Cleanliness is another major indicator. Strong painters protect floors, furniture, fixtures, and adjacent surfaces before they open a can of paint. They mask carefully, maintain an orderly work area, and leave the property in usable condition. This matters in homes, but it is especially important in offices, condos, and rental properties where disruption has a direct cost.
Communication is where many contractors separate themselves for the wrong reasons. Good painting companies confirm timing, explain progress, and address scope changes before they become problems. If the estimate is unclear or calls are already slow before the project begins, that usually does not improve once work starts.
Best interior painting services for different property types
Not every interior project should be handled the same way. A single-family home repaint has different demands than a condo turnover or a commercial facility refresh.
In homes, the focus is usually appearance, cleanliness, and detail. Homeowners tend to care most about sharp lines, smooth walls, low disruption, and help selecting the right finish for living rooms, kitchens, bedrooms, and hallways. Prep work is critical here because lighting makes surface flaws obvious.
In rental units and condos, speed and consistency often matter just as much as appearance. Landlords and property managers usually need fast turnarounds between occupants, durable coatings, and crews that can work efficiently without sacrificing quality. In occupied condo buildings, elevator booking, building access, and noise control also come into play.
For offices and commercial interiors, durability and scheduling carry more weight. The finish still needs to look professional, but the contractor also has to work around staff, customers, equipment, and operating hours. In these spaces, a well-run project is just as valuable as the paint itself.
Industrial interiors have another set of standards. Surface condition, coating performance, safety, and downtime become central issues. That kind of work requires broader technical capability than a typical residential painter can offer.
What a proper quote should tell you
A painting quote should be detailed enough that you know what you are paying for. If it only lists a total price with a vague line about painting rooms, you are missing important information.

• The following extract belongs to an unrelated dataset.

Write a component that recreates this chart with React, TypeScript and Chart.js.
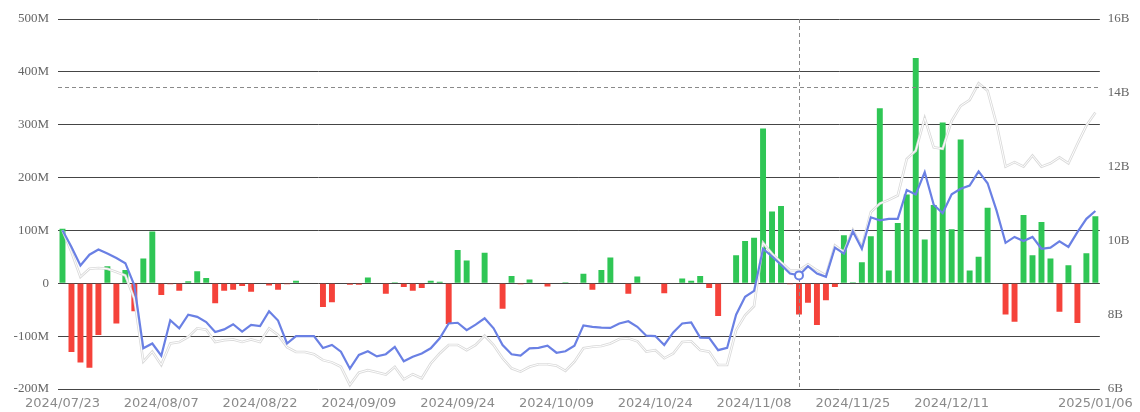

A solid quote usually defines the surfaces being painted, the prep included, the number of coats, repair allowances, protection measures, and whether ceilings, trim, doors, or specialty surfaces are part of the price. It should also make clear if the contractor is supplying labor and materials, and whether premium products or specialty finishes affect cost.
Low quotes can be tempting, but they often leave out prep, patching, stain blocking, sanding, or full coverage. That is where a job can look affordable at first and expensive by the end. On the other hand, the highest quote is not automatically the best. The goal is approved pricing tied to a clear scope and reliable execution.
Prep work is where quality is decided
Most people judge painting by the final color, but professionals know the finish is decided before painting begins. Surface prep is what separates a clean, durable result from a short-term cosmetic fix.
That includes filling holes, repairing drywall damage, sanding uneven patches, caulking gaps, priming problem areas, and creating a sound base for the finish coats. If walls have stains, smoke residue, moisture damage, or old failing paint, those issues have to be addressed directly. Painting over them does not solve anything.
The same goes for trim and doors. These areas need careful prep because brush marks, debris, and chipped edges are easy to spot. In kitchens or high-traffic areas, the wrong product choice can also lead to premature wear.
This is one reason experienced full-service contractors have an advantage. They can handle paint and surface correction together instead of treating prep as an afterthought. If drywall repair, popcorn ceiling removal, or trim work is needed before painting, coordinating it under one scope usually leads to better results and fewer delays.
Why speed matters, but only when it is controlled
Most clients want fast service, and rightly so. Painting disrupts daily routines, business operations, and tenant turnover schedules. But speed only helps if the project is organized.
A disciplined crew can move quickly because the work is planned, the materials are ready, and each stage is handled in order. Rushed crews without a system usually skip prep, compress drying times, and leave punch-list items behind. That is not efficiency. That is deferred cost.
The best interior painting services balance speed with workmanship. They show up when scheduled, keep the job moving, and still leave behind straight cuts, even coverage, and clean spaces. That balance is especially important in occupied properties where delays affect more than just appearance.
Why many clients choose a contractor with broader capability
Interior painting rarely stays limited to one task. A project that starts with repainting walls often turns into ceiling work, trim updates, drywall repair, cabinet painting, or stain and odor coverage. In commercial settings, the scope can expand even further across offices, common areas, warehouses, or mixed-use spaces.
That is why many property owners prefer a contractor who can manage multiple surface improvement needs under one roof. It reduces coordination, shortens timelines, and gives the client one accountable team instead of several moving parts.
For clients across Toronto and the GTA, JXF Painting Service fits that model by handling residential, commercial, industrial, and condo painting work with the same focus on workmanship, cleanliness, and dependable delivery. That range matters when a project grows beyond a basic repaint.
Questions worth asking before you book
Before hiring any painter, ask how they handle surface repairs, what protection they use inside occupied spaces, how they schedule around residents or staff, and what the quote actually includes. Ask who will be on site, how touch-ups are handled, and what happens if hidden wall damage is found after work begins.
These are not minor details. They tell you whether the contractor is prepared to run the job professionally or simply paint what is visible and move on.
The right interior painter should make the process easier, not more complicated. If the estimate is clear, the crew is experienced, and the company has the structure to deliver clean work on time, you are already closer to a result that looks better and lasts longer.
Fresh paint changes a space quickly, but the real value is peace of mind. When the work is done properly, you stop thinking about the contractor and start enjoying the room, the unit, or the building the way you expected to from the start.